- The CEO of a pizza chain discussed the persistent staffing issues that some businesses have faced.
- Michael Lastoria told Insider that a “shortage of imagination” is the real problem.
- “To frame it as a labor shortage ignores the realities of our industry,” he said.
The owner of a pizza chain said he’s not concerned about the ongoing labor shortage in the US.
Michael Lastoria, CEO of &pizza, a restaurant chain in Washington, DC, told Insider that a “shortage of imagination” is the real problem facing the US.
“The shortage of imagination is the inability to diagnose and cure the root cause of this so-called labor shortage,” Lastoria said.
He added: “To frame it as a labor shortage ignores the realities of our industry.”
According to Lastoria, the pandemic highlighted issues about the restaurant industry, in particular, which have remained unsolved for decades. These problems include low wages, lack of benefits, dangerous working conditions and the cyclical nature of firing and re-hiring staff when convenient for employers, he said.
“These are not new problems but we need new solutions because the status quo is not working,” Lastoria said. He added that business owners who don’t wise up to the fact that workers simply require higher salaries will be left behind.
“We’re seeing that play out now,” Lastoria said.
Earlier in January, a 40-year-old millennial told Insider she quit her job of five years as a technical services librarian because of its toxic environment, limited advancement opportunities, and poor policies for working parents.
But the biggest factor that led to her quitting was not being allowed to work remotely. “I chose to be happy,” she said.
At &pizza, however, there is almost no sign of a labor shortage, according to Lastoria.
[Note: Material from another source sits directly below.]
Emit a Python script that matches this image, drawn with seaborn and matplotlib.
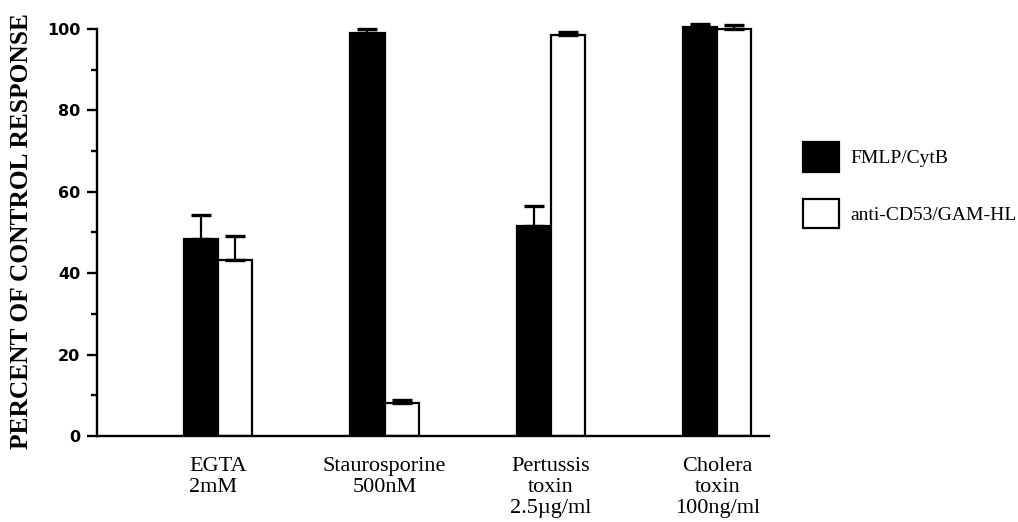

People are eager to work at the chain, “because of the culture and basic respect for their humanity,” the CEO said.
Last year, the company opened 18 new locations and plans to open 35 more this year.
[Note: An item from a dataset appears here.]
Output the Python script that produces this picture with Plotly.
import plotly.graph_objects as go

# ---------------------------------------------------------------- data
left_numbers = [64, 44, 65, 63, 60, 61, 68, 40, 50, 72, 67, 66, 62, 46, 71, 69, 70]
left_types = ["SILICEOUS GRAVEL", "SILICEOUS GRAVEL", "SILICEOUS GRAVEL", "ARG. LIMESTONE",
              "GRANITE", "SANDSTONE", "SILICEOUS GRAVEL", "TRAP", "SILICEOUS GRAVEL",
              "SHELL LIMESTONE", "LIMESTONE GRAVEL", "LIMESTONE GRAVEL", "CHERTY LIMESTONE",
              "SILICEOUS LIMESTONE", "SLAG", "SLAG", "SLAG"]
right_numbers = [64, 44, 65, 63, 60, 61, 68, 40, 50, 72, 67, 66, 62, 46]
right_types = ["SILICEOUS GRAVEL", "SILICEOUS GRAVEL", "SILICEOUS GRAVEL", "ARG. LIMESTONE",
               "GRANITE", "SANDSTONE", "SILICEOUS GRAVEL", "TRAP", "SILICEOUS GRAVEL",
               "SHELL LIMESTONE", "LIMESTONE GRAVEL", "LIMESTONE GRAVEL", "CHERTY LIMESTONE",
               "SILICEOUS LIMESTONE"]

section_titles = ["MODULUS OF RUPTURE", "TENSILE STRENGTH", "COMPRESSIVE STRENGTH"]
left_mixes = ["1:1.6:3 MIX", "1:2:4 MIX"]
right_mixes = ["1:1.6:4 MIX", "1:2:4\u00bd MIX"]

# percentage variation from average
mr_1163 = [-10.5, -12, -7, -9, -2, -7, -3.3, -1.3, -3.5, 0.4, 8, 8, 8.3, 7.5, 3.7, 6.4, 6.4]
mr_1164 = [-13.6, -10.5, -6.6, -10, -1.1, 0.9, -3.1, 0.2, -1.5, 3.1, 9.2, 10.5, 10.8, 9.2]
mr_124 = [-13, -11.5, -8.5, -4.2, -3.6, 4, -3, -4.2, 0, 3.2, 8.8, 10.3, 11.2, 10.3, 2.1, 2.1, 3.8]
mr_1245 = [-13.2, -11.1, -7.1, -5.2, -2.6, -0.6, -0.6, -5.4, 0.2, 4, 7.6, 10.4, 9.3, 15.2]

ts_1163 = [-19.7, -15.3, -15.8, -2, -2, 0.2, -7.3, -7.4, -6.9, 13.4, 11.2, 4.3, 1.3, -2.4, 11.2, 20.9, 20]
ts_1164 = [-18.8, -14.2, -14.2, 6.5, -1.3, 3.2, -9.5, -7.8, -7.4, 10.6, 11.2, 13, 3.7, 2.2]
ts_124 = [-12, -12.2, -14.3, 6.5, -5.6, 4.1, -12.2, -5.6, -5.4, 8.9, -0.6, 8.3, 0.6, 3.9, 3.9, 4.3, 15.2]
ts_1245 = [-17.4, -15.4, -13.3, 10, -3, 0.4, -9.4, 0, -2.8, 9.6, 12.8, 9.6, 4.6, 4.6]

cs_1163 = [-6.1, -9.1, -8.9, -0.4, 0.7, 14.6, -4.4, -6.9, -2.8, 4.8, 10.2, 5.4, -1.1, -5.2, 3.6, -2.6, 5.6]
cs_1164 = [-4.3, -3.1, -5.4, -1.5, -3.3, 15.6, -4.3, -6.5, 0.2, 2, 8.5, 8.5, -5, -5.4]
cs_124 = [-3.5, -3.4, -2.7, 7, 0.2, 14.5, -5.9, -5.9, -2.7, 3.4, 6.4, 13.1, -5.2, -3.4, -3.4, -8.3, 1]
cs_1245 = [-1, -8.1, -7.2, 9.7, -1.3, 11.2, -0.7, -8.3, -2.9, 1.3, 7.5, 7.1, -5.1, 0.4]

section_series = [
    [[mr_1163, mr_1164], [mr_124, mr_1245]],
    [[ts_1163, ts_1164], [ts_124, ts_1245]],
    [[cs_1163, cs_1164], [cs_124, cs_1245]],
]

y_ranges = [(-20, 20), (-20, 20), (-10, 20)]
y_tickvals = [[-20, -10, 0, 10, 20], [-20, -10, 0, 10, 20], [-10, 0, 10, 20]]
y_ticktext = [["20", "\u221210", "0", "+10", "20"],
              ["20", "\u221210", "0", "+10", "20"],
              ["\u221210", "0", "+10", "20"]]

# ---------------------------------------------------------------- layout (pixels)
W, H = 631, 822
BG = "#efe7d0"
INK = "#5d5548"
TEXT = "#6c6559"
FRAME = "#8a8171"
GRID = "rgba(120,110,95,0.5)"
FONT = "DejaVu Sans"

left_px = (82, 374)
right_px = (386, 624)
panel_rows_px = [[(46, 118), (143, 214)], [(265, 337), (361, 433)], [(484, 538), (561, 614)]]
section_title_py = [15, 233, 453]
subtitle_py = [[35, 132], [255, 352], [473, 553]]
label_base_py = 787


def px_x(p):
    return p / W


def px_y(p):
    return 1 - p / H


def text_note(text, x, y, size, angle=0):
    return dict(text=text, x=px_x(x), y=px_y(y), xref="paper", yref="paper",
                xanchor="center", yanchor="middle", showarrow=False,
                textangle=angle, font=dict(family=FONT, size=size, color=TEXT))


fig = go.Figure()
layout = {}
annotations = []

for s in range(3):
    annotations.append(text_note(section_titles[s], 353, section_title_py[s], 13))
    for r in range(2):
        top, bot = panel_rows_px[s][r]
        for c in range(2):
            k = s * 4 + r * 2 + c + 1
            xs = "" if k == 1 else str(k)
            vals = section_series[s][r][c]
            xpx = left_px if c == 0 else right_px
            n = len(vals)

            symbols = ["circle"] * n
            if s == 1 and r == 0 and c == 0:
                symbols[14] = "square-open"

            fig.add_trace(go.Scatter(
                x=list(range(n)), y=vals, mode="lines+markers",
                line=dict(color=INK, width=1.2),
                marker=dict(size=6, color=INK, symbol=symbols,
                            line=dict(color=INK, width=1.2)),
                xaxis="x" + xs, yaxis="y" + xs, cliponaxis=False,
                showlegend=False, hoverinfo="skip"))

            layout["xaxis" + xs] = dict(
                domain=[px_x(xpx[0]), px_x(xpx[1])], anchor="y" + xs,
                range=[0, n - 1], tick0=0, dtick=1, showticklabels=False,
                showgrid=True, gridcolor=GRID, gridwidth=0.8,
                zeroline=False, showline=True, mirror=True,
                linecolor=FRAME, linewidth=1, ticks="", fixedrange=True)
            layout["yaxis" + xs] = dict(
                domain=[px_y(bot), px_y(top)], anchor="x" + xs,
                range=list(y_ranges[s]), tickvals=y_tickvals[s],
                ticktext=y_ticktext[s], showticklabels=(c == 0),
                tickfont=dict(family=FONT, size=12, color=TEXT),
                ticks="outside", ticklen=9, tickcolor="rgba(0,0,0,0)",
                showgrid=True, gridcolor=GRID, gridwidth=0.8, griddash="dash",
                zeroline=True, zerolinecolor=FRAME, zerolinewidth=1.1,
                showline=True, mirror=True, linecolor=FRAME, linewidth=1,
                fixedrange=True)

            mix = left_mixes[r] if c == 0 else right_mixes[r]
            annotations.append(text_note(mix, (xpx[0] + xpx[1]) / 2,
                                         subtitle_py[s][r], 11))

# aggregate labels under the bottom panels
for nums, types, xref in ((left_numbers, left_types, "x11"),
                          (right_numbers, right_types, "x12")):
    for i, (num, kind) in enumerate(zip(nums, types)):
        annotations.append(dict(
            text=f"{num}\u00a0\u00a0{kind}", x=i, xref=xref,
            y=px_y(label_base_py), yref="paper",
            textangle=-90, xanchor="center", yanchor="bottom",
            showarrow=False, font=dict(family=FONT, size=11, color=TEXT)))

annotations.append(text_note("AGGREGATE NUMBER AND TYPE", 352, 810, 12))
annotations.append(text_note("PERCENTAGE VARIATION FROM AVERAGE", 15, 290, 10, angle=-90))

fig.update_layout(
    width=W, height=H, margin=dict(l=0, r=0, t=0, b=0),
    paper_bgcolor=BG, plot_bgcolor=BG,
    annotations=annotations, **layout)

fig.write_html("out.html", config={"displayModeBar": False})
“Something that is really key for business owners to understand is that in order to truly invest in what it means to be a good employer you have to involve your workers in the conversation in a meaningful way,” Lastoria said.
“You have to understand what it feels like to be onboarded, what it feels like to be trained and to work a busy shift. If you’re not on the floor, then you aren’t equipped to know what the hourly workforce needs, he added.
In the current climate of the US economy, employers are learning that they’ve lost leverage. If they aren’t rethinking their business’ relationship to labor, then they will find themselves without people willing to work for them, according to Lastoria.
This is an “inflection point in the industry,” where it no longer matters if they think it’s the right thing to do, he said. “They must pay fair wages,” he added.
And now, the movement towards better pay and working conditions has amplified so much that owners cannot ignore it. “You can’t put this conversation back in the bottle,” Lastoria said. It’s a large group of people speaking outwards and getting support back, he added.
These discussions are bearing fruit with corporations like Apple and McDonald’s, which have offered better wages and benefits to tackle staffing problems.
Lastoria has previously spoken out about persistent pay issues in the restaurant industry. In an interview with Insider last year, he discussed his determination to pay a decent wage.
He stressed that by ensuring workers are paid a proper living wage and treated with dignity and empathy, it’s perfectly possible to put an end to the chaos and disruption surrounding the US labor market.